It’s a popular drumbeat – the reason for the declining enrollment in college-level humanities classes is the deepening and largely imbalanced materialism of modern society. Humanities don’t make one rich, so young people drift to more profitable majors. The higher-education institutions respond to this trend by refurbishing the humanity courses they offer. Sometimes whole departments get to be eliminated; sometimes just courses are cut or curtailed. Such policies make it easier for students to skip the humanities. As a result, society becomes less and less versed in critical thinking and all other benefits humanities bestow.
And so on, and so forth. The drumbeat comes from all angles, and in fact, it is the right thing to say if you are an Humano-Academese. But oὐ μέντοι μὰ Δία, as Socrates Sensei would put it, sometimes the drums seem to beat from the very marketplace they denounce…
Martha Nussbaum is a prolific thinker who’s written on every new pop subject under the sun. Her latest endeavor is a book called Not for Profit: Why Democracy Needs the Humanities (links to reviews/responses below). In her commencement address at Colgate University, she presented a summary of her argument. Below is an excerpt:
Our American democracy, like ancient Athens, is prone to hasty and sloppy reasoning, and to the substitution of invective for real deliberation. With the decline in newspapers and the increasing influence of an impoverished talk-radio culture of sound bites, we need Socrates in the classroom more urgently than ever. Critical argument gives people a way of being responsible: when politicians bring simplistic rhetoric their way, they won’t just accept it or reject it on the basis of a prior ideological commitment, they will investigate and argue, thinking for themselves, and learning to understand themselves. And when argument, not mere partisan feeling, takes the lead, people will also be able to interact with one another in a more reasonable way. Instead of seeing political disputes as occasions to score points for their own side, they will probe, investigate; they will learn where the other person’s argument shares common ground with their own; all this conduces to respect and understanding.
Sweeping generalizations sell well, but not to prospective students. In fact, students like me tend to tune out. I am far from sure that taking a large number of higher-ed humanities courses automatically results in better critical thinking outside the classroom. Or that “the masses” are uniformly stupid unless they take college-level humanities courses. Real-life forums provide much more spontaneous, and free-for-all, education. The Silver and Black Pride blog, for instance – you find there genuine and passionate discussion on topics ranging from football to politics to religion, Plato, great books, films, music and back. It is a Socratic dialogue at its best, there are no grades, and yet you get constant feedback about your progress.

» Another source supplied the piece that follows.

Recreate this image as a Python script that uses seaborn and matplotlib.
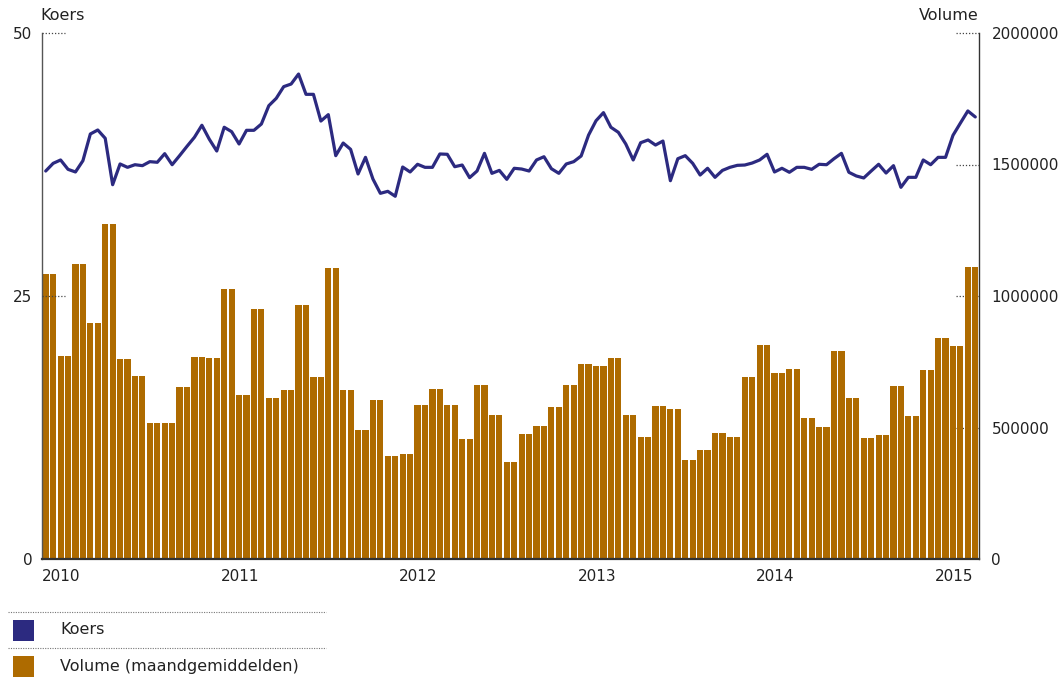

Critical thinking and Socratic dialogue are buzzwords in business management, by the way. The best form of Socratic dialogue, according to the linked study, is one in which there is no Socrates guiding the discussion. Problem-based inquiry at its finest.
Reviews of Martha Nussbaum’s new book:
- Thomas Farrell’s first and second responses
- Geert Loving disagreeing with Martha’s apparent separation of humanities from technology:
It would be great if the ‘liberal arts’ approach would be radical untimely and be despised as a breading ground for young dissents, wild talent, impossible personalities. Instead it is just irrelevant. The liberal arts approach claims that their students do not derail, drop out and become better people. This could be the case. But what they lack is a basic interest in what’s going in society. They lack passion for the politics and culture of our fucked-up techno-society. Many of them are indifferent, if not hostile, to programming and code. […]Instead of fighting for ‘liberal arts’ as antidote I would argue to bring out, to play out, the technological in the humanities, and stop seeing them as opposites.
- Troy Jollimore’s review of Martha’s new book
- And this one, which cites a professor who disagrees that the market is responsible for the decline of humanities and who blames the humanists’ lousy teaching strategies instead.